Researcher decries teen-pregnancy’s toll

Arkansas ranked third in nation for young mothers, UA audience told

ROGERS -- High teen pregnancy rates in Arkansas affect not just one generation but also the next, University of Arkansas at Fayetteville assistant professor Kristen Jozkowski said Wednesday at an event to discuss recently completed reports commissioned by the Women's Foundation of Arkansas.

"Teen pregnancy and parenthood perpetuate a cycle of poverty through continued low educational attainment among teen mothers and their children," Jozkowski said.

Her report studying the effect of teen pregnancy on education notes that Arkansas has 73 pregnancies per 1,000 female teens, citing research from the Guttmacher Institute.

This puts Arkansas at the third-highest teen pregnancy and childbirth rate in the United States, Jozkowski said. The state's rate -- despite falling by nearly 29 percent from the late 1980s -- is about 28 percent higher than the national rate, according to her report.

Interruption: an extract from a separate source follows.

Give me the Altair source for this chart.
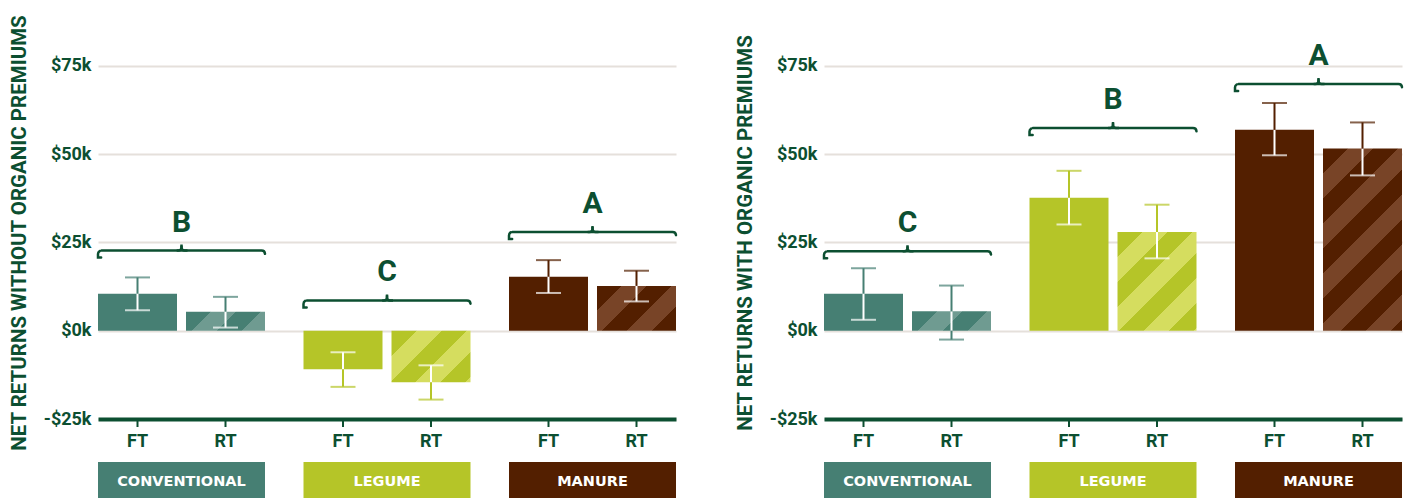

She told an almost entirely female crowd of about 80 gathered at UA's Global Campus in Rogers that 43 percent of teen moms never finish high school. As a group, they rarely finish college, she said.

"Less than 2 percent of teen moms will graduate college by age 30," Jozkowski said. Her report cites the National Council of State Legislatures for the statistic. The council's website states the statistic is for women who have a baby before age 18.

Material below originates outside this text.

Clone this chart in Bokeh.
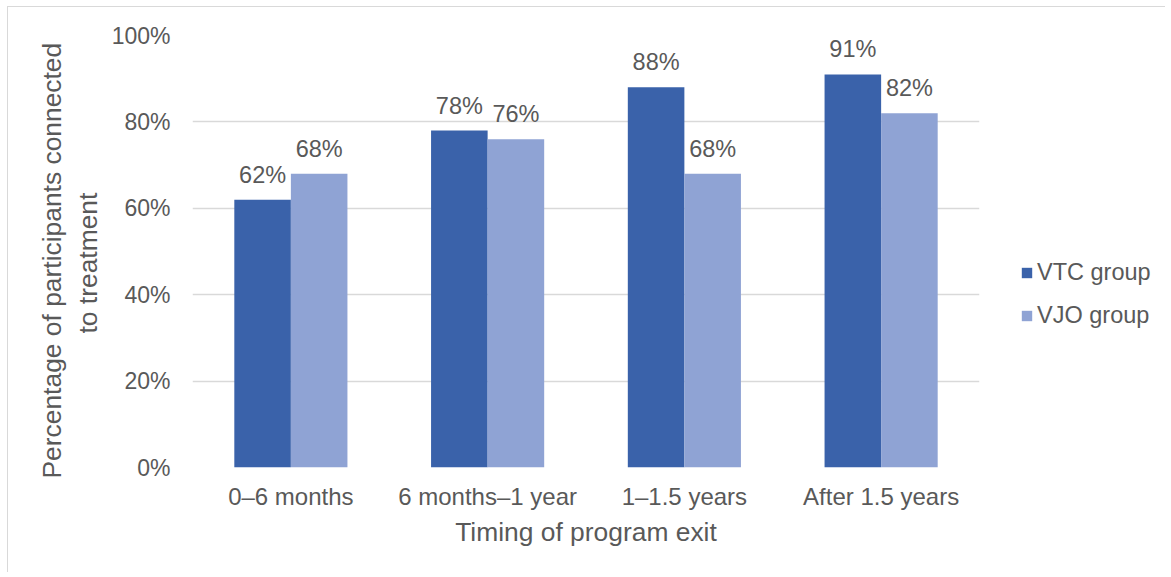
from bokeh.plotting import figure
from bokeh.layouts import row
from bokeh.models import (ColumnDataSource, FactorRange, Range1d, FixedTicker, Legend,
                          LegendItem, LabelSet, Title)
from bokeh.core.properties import value
from bokeh.transform import dodge
from bokeh.embed import file_html
from bokeh.resources import INLINE

categories = ["0\u20136 months", "6 months\u20131 year", "1\u20131.5 years", "After 1.5 years"]
vtc_values = [62, 78, 88, 91]
vjo_values = [68, 76, 68, 82]
series_names = ["VTC group", "VJO group"]
y_ticks = [0, 20, 40, 60, 80, 100]
y_tick_labels = ["0%", "20%", "40%", "60%", "80%", "100%"]
x_title = "Timing of program exit"
y_title_lines = ["Percentage of participants connected", "to treatment"]

TEXT = "#595959"
GRID = "#d9d9d9"
C_VTC = "#3a62aa"
C_VJO = "#8fa3d4"
FONT = "Liberation Sans"
H = 565

source = ColumnDataSource(dict(
    cat=categories,
    vtc=vtc_values,
    vjo=vjo_values,
    vtc_lbl=[f"{v}%" for v in vtc_values],
    vjo_lbl=[f"{v}%" for v in vjo_values],
))

p = figure(width=982, height=H, output_backend="svg", toolbar_location=None,
           x_range=FactorRange(*categories, range_padding=0),
           y_range=Range1d(0, 100),
           min_border_left=184, min_border_top=28, min_border_right=11, min_border_bottom=105)
p.outline_line_color = None
p.background_fill_color = "white"
p.border_fill_color = "white"

bw = 0.2875
r1 = p.vbar(x=dodge("cat", -bw / 2, range=p.x_range), top="vtc", width=bw, bottom=0,
            source=source, fill_color=C_VTC, line_color=None)
r2 = p.vbar(x=dodge("cat", bw / 2, range=p.x_range), top="vjo", width=bw, bottom=0,
            source=source, fill_color=C_VJO, line_color=None)

for col, lbl, off in (("vtc", "vtc_lbl", -bw / 2), ("vjo", "vjo_lbl", bw / 2)):
    ls = LabelSet(x=dodge("cat", off, range=p.x_range), y=col, text=lbl, source=source,
                  text_align="center", text_baseline="alphabetic", y_offset=17,
                  text_font=value(FONT), text_font_size=value("23.5px"), text_color=TEXT)
    p.add_layout(ls)

# axes
p.xgrid.grid_line_color = None
p.ygrid.grid_line_color = GRID
p.ygrid.grid_line_width = 1.5
p.yaxis.ticker = FixedTicker(ticks=y_ticks)
p.yaxis.major_label_overrides = {t: l for t, l in zip(y_ticks, y_tick_labels)}
p.ygrid.ticker = FixedTicker(ticks=y_ticks)
for ax in (p.xaxis[0], p.yaxis[0]):
    ax.axis_line_color = None
    ax.major_tick_line_color = None
    ax.minor_tick_line_color = None
    ax.major_tick_out = 0
    ax.major_tick_in = 0
    ax.major_label_text_font = FONT
    ax.major_label_text_color = TEXT
p.yaxis.major_label_text_font_size = "23px"
p.yaxis.major_label_standoff = 22
p.xaxis.major_label_text_font_size = "24px"
p.xaxis.major_label_standoff = 15

# titles
p.add_layout(Title(text=x_title, align="center", text_font=FONT,
                   text_font_size="26.4px", text_font_style="normal", text_color=TEXT,
                   standoff=4), "below")
p.add_layout(Title(text=y_title_lines[1], align="left", offset=134, text_font=FONT,
                   text_font_size="26.4px", text_font_style="normal", text_color=TEXT,
                   standoff=11), "left")
p.add_layout(Title(text=y_title_lines[0], align="left", offset=-11, text_font=FONT,
                   text_font_size="26.4px", text_font_style="normal", text_color=TEXT,
                   standoff=-3), "left")

# legend panel (its plot frame is aligned with the main plot's frame)
p2 = figure(width=175, height=H, output_backend="svg", toolbar_location=None,
            x_range=Range1d(0, 1), y_range=Range1d(0, 1),
            x_axis_location=None, y_axis_location=None, min_border=0)
p2.outline_line_color = None
p2.grid.visible = False
p2.background_fill_color = "white"
p2.border_fill_color = "white"
# legend proxies: zero-height bars outside the visible range
lr1 = p2.vbar(x=[-5], top=[0], width=0.1, fill_color=C_VTC, line_color=None)
lr2 = p2.vbar(x=[-5], top=[0], width=0.1, fill_color=C_VJO, line_color=None)
legend = Legend(items=[LegendItem(label=series_names[0], renderers=[lr1]),
                       LegendItem(label=series_names[1], renderers=[lr2])],
                location=(30, 138), orientation="vertical",
                glyph_width=13, glyph_height=13, label_standoff=4, label_height=26,
                spacing=16, padding=0, margin=0, border_line_color=None,
                background_fill_alpha=0, label_text_font=FONT,
                label_text_font_size="23.5px", label_text_color=TEXT)
p2.add_layout(legend)

layout = row(p, p2, spacing=0)
layout.styles = {"border-top": "1px solid #d9d9d9", "border-left": "1px solid #d9d9d9",
                 "margin-left": "7px", "margin-top": "6px"}

open("out.html", "w").write(file_html(layout, INLINE))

Children of teen mothers also are less likely to complete high school, she said.

"Over time, we also see an economic impact on an entire community and state," she said.

Jozkowski, who co-wrote the report with Mara D'Amico, advocated implementing medically accurate, evidence-based sex education in schools, telling the crowd that Arkansas is one of only 14 states that does not mandate sex education in schools even as data show Arkansas teens are more sexually active than their peers nationally.

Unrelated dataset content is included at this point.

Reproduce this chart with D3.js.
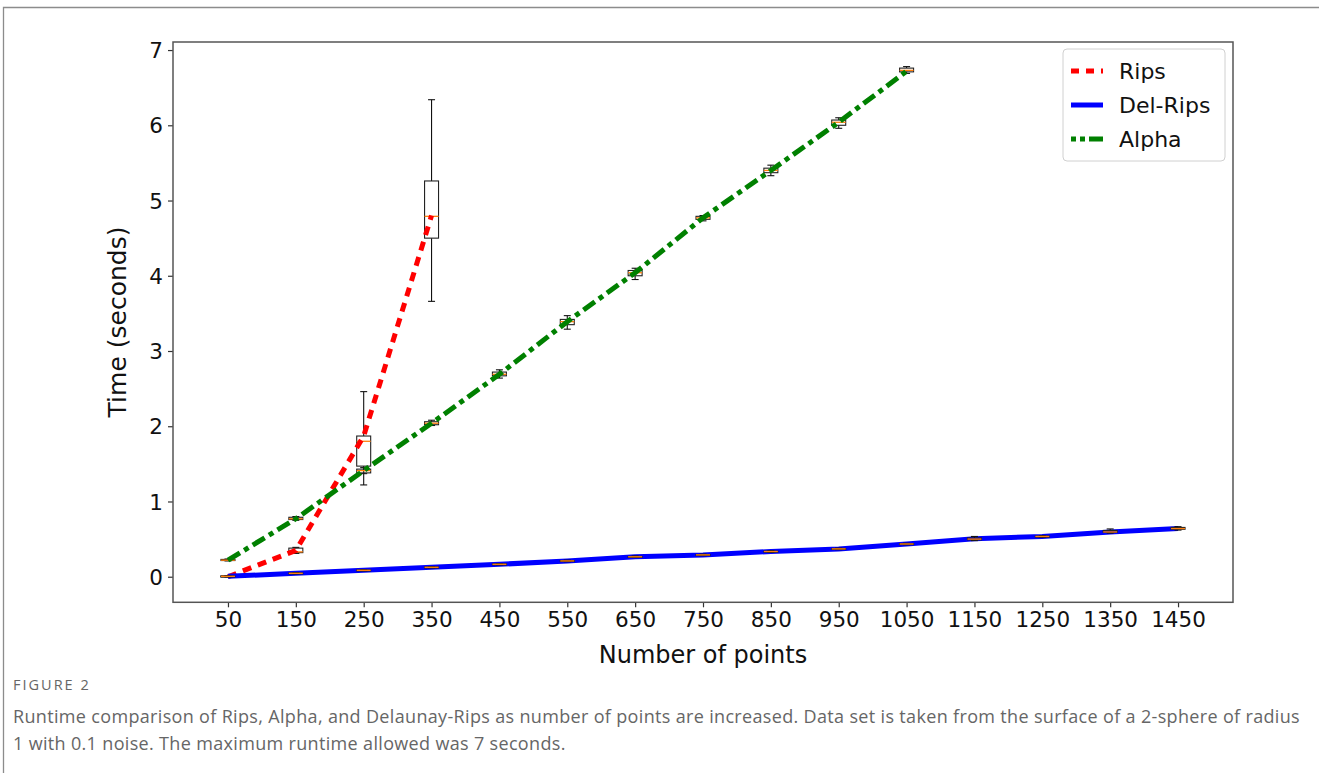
<!DOCTYPE html>
<html>
<head>
<meta charset="utf-8">
<script src="https://cdn.jsdelivr.net/npm/d3@7"></script>
<style>
  body { margin: 0; background: #fff; }
  svg { display: block; }
</style>
</head>
<body>
<div id="chart"></div>
<script>
const WIDTH = 1319;
const HEIGHT = 773;

const categories = ["50", "150", "250", "350", "450", "550", "650", "750", "850", "950", "1050", "1150", "1250", "1350", "1450"];

// line values (seconds)
const ripsLine = [0.0, 0.35, 1.87, 4.80];
const delRipsLine = [0.005, 0.045, 0.085, 0.125, 0.165, 0.21, 0.265, 0.29, 0.335, 0.37, 0.435, 0.505, 0.535, 0.595, 0.64];
const alphaLine = [0.22, 0.77, 1.41, 2.04, 2.69, 3.39, 4.04, 4.77, 5.40, 6.04, 6.72];

// box stats: [low whisker, q1, median, q3, high whisker]
const ripsBoxes = [
  [0.0, 0.0, 0.005, 0.01, 0.01],
  [0.31, 0.32, 0.33, 0.38, 0.39],
  [1.22, 1.47, 1.80, 1.87, 2.46],
  [3.66, 4.50, 4.79, 5.26, 6.34]
];
const alphaBoxes = [
  [0.21, 0.215, 0.22, 0.23, 0.235],
  [0.75, 0.76, 0.77, 0.79, 0.80],
  [1.37, 1.38, 1.41, 1.43, 1.45],
  [2.01, 2.02, 2.04, 2.06, 2.08],
  [2.64, 2.67, 2.69, 2.72, 2.75],
  [3.29, 3.35, 3.39, 3.42, 3.47],
  [3.95, 4.00, 4.04, 4.07, 4.10],
  [4.73, 4.75, 4.77, 4.79, 4.80],
  [5.33, 5.37, 5.40, 5.43, 5.47],
  [5.96, 6.00, 6.04, 6.07, 6.10],
  [6.69, 6.71, 6.73, 6.76, 6.78]
];
const delRipsBoxes = [
  [0.0, 0.0, 0.005, 0.01, 0.015],
  [0.04, 0.04, 0.045, 0.05, 0.055],
  [0.08, 0.08, 0.085, 0.09, 0.095],
  [0.12, 0.12, 0.125, 0.13, 0.135],
  [0.16, 0.16, 0.165, 0.17, 0.175],
  [0.20, 0.205, 0.21, 0.215, 0.22],
  [0.255, 0.26, 0.265, 0.27, 0.275],
  [0.28, 0.285, 0.29, 0.295, 0.30],
  [0.325, 0.33, 0.335, 0.34, 0.345],
  [0.36, 0.365, 0.37, 0.375, 0.38],
  [0.425, 0.43, 0.435, 0.44, 0.445],
  [0.48, 0.49, 0.50, 0.515, 0.535],
  [0.525, 0.53, 0.535, 0.54, 0.545],
  [0.58, 0.59, 0.595, 0.615, 0.635],
  [0.62, 0.63, 0.64, 0.655, 0.665]
];

const yTicks = [0, 1, 2, 3, 4, 5, 6, 7];

const PLOT = { LEFT: 173, RIGHT: 1233, TOP: 42, BOTTOM: 602.3 };

const SVG = d3.select("#chart")
  .append("svg")
  .attr("width", WIDTH)
  .attr("height", HEIGHT);

// card frame
SVG.append("path")
  .attr("d", `M3.5,${HEIGHT} V7.5 H${WIDTH}`)
  .attr("fill", "none")
  .attr("stroke", "#8c8c8c")
  .attr("stroke-width", 1.3);

const x = d3.scaleLinear()
  .domain([-0.81, 14.81])
  .range([PLOT.LEFT, PLOT.RIGHT]);

const y = d3.scaleLinear()
  .domain([-0.34, 7.107])
  .range([PLOT.BOTTOM, PLOT.TOP]);

const tickFont = "'DejaVu Sans', sans-serif";

// axes
const xAxis = SVG.append("g")
  .attr("transform", `translate(0, ${PLOT.BOTTOM})`)
  .call(d3.axisBottom(x)
    .tickValues(d3.range(categories.length))
    .tickFormat(i => categories[i])
    .tickSize(5)
    .tickPadding(4));

const yAxis = SVG.append("g")
  .attr("transform", `translate(${PLOT.LEFT}, 0)`)
  .call(d3.axisLeft(y)
    .tickValues(yTicks)
    .tickFormat(d3.format("d"))
    .tickSize(5)
    .tickPadding(5));

[xAxis, yAxis].forEach(ax => {
  ax.select(".domain").remove();
  ax.selectAll(".tick line").attr("stroke", "#333").attr("stroke-width", 1.2);
  ax.selectAll(".tick text")
    .attr("fill", "#111")
    .style("font-family", tickFont)
    .style("font-size", "21.5px");
});
yAxis.selectAll(".tick text").attr("dy", "0.35em");

const plot = SVG.append("g");

const drawBoxes = (stats, cls) => {
  const half = (x(1) - x(0)) * 0.103;
  const cap = half * 0.5;
  const g = plot.append("g").attr("class", cls);
  stats.forEach((s, i) => {
    const cx = x(i);
    const [lo, q1, med, q3, hi] = s;
    const b = g.append("g");
    b.append("line")
      .attr("x1", cx).attr("x2", cx)
      .attr("y1", y(hi)).attr("y2", y(q3))
      .attr("stroke", "#111").attr("stroke-width", 1.1);
    b.append("line")
      .attr("x1", cx).attr("x2", cx)
      .attr("y1", y(q1)).attr("y2", y(lo))
      .attr("stroke", "#111").attr("stroke-width", 1.1);
    [lo, hi].forEach(v => {
      b.append("line")
        .attr("x1", cx - cap).attr("x2", cx + cap)
        .attr("y1", y(v)).attr("y2", y(v))
        .attr("stroke", "#111").attr("stroke-width", 1.1);
    });
    b.append("rect")
      .attr("x", cx - half)
      .attr("y", y(q3))
      .attr("width", half * 2)
      .attr("height", Math.max(1, y(q1) - y(q3)))
      .attr("fill", "none")
      .attr("stroke", "#222")
      .attr("stroke-width", 1.1);
    b.append("line")
      .attr("x1", cx - half).attr("x2", cx + half)
      .attr("y1", y(med)).attr("y2", y(med))
      .attr("stroke", "#ff7f0e").attr("stroke-width", 1.3);
  });
};

const lineGen = d3.line()
  .x((d, i) => x(i))
  .y(d => y(d));

drawBoxes(ripsBoxes, "rips-box");
drawBoxes(alphaBoxes, "alpha-box");

const series = [
  { name: "Rips", values: ripsLine, color: "#ff0000", dash: "9,7", legendDash: "8,7" },
  { name: "Del-Rips", values: delRipsLine, color: "#0000ff", dash: null, legendDash: null },
  { name: "Alpha", values: alphaLine, color: "#008000", dash: "14,5,5,5", legendDash: "5,4,5,4,14,0" }
];

series.forEach(s => {
  plot.append("path")
    .datum(s.values)
    .attr("d", lineGen)
    .attr("fill", "none")
    .attr("stroke", s.color)
    .attr("stroke-width", 5)
    .attr("stroke-dasharray", s.dash);
});

drawBoxes(delRipsBoxes, "delrips-box");

// axes frame
SVG.append("rect")
  .attr("x", PLOT.LEFT)
  .attr("y", PLOT.TOP)
  .attr("width", PLOT.RIGHT - PLOT.LEFT)
  .attr("height", PLOT.BOTTOM - PLOT.TOP)
  .attr("fill", "none")
  .attr("stroke", "#555")
  .attr("stroke-width", 1.5);

// legend
const legend = SVG.append("g").attr("transform", "translate(1063, 49)");
legend.append("rect")
  .attr("width", 162)
  .attr("height", 112)
  .attr("rx", 4)
  .attr("fill", "rgba(255,255,255,0.8)")
  .attr("stroke", "#d0d0d0")
  .attr("stroke-width", 1);

series.forEach((s, i) => {
  const ly = 22 + i * 34;
  legend.append("line")
    .attr("x1", 8).attr("x2", 40)
    .attr("y1", ly).attr("y2", ly)
    .attr("stroke", s.color)
    .attr("stroke-width", 5)
    .attr("stroke-dasharray", s.legendDash);
  legend.append("text")
    .attr("x", 56)
    .attr("y", ly)
    .attr("dy", "0.36em")
    .style("font-family", tickFont)
    .style("font-size", "22px")
    .attr("fill", "#111")
    .text(s.name);
});

// axis titles
SVG.append("text")
  .attr("x", (PLOT.LEFT + PLOT.RIGHT) / 2)
  .attr("y", 663)
  .attr("text-anchor", "middle")
  .style("font-family", tickFont)
  .style("font-size", "24px")
  .attr("fill", "#111")
  .text("Number of points");

SVG.append("text")
  .attr("transform", "translate(126, 322) rotate(-90)")
  .attr("text-anchor", "middle")
  .style("font-family", tickFont)
  .style("font-size", "25px")
  .attr("fill", "#111")
  .text("Time (seconds)");

// caption
const fig = SVG.append("text")
  .attr("x", 13)
  .attr("y", 690)
  .style("font-family", "'Open Sans', sans-serif")
  .style("font-size", "14.5px")
  .attr("fill", "#666")
  .text("FIGURE 2");
{
  const n = "FIGURE 2".length;
  const extra = (88 - fig.node().getComputedTextLength()) / n;
  fig.style("letter-spacing", `${Math.min(2, Math.max(0, extra))}px`);
}

const captionLines = [
  "Runtime comparison of Rips, Alpha, and Delaunay-Rips as number of points are increased. Data set is taken from the surface of a 2-sphere of radius",
  "1 with 0.1 noise. The maximum runtime allowed was 7 seconds."
];
const capTexts = captionLines.map((t, i) =>
  SVG.append("text")
    .attr("x", 13)
    .attr("y", 723 + i * 27)
    .style("font-family", "'Open Sans', sans-serif")
    .style("font-size", "18px")
    .attr("fill", "#666")
    .text(t)
);
{
  const first = capTexts[0];
  const spacing = (1287 - first.node().getComputedTextLength()) / captionLines[0].length;
  capTexts.forEach(t => t.style("letter-spacing", `${spacing}px`));
}
</script>
</body>
</html>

Other speakers noted that state leaders have shied away from the topic of sex education in schools.

"In my seven years on the state Board of Education, there was one discussion once about sex education, and that is the sum total that it comes up," Brenda Gullett, who served on the board from 2007 to 2014, said as part of a panel discussing Jozkowski's report and findings from two other reports commissioned by the Women's Foundation of Arkansas.

One of the reports featured responses from focus groups about issues related to women, such as education and differences in pay between genders. Another report focused on educational attainment of Arkansas women, noting a lack of women in well-compensated fields such as science, technology and engineering.

"I think what we lay out for young women and the expectations we have and the dreams we help them to envision for themselves make a huge difference for what they are going to be attracted to," Gullett said in a discussion about women joining more technically oriented fields.

Much of the talk, however, returned to teen pregnancy and sex education.

Another panelist, Helen Reid, director of population health policy for the Arkansas Center for Health Improvement, said she would like to see a survey of Arkansas parents to find out how interested they are in having sex education taught in schools.

She said she has had discussions with an Arkansas Department of Health official about the lack of discussion about sex education in Arkansas.

"I think there's just some general frustration about a lack of community and political will to push these issues," Reid said, later clarifying that she was referring to local and state elected officials. "That's why I think the Women's Foundation report is so important. I think it's going to reignite some of these conversations in communities."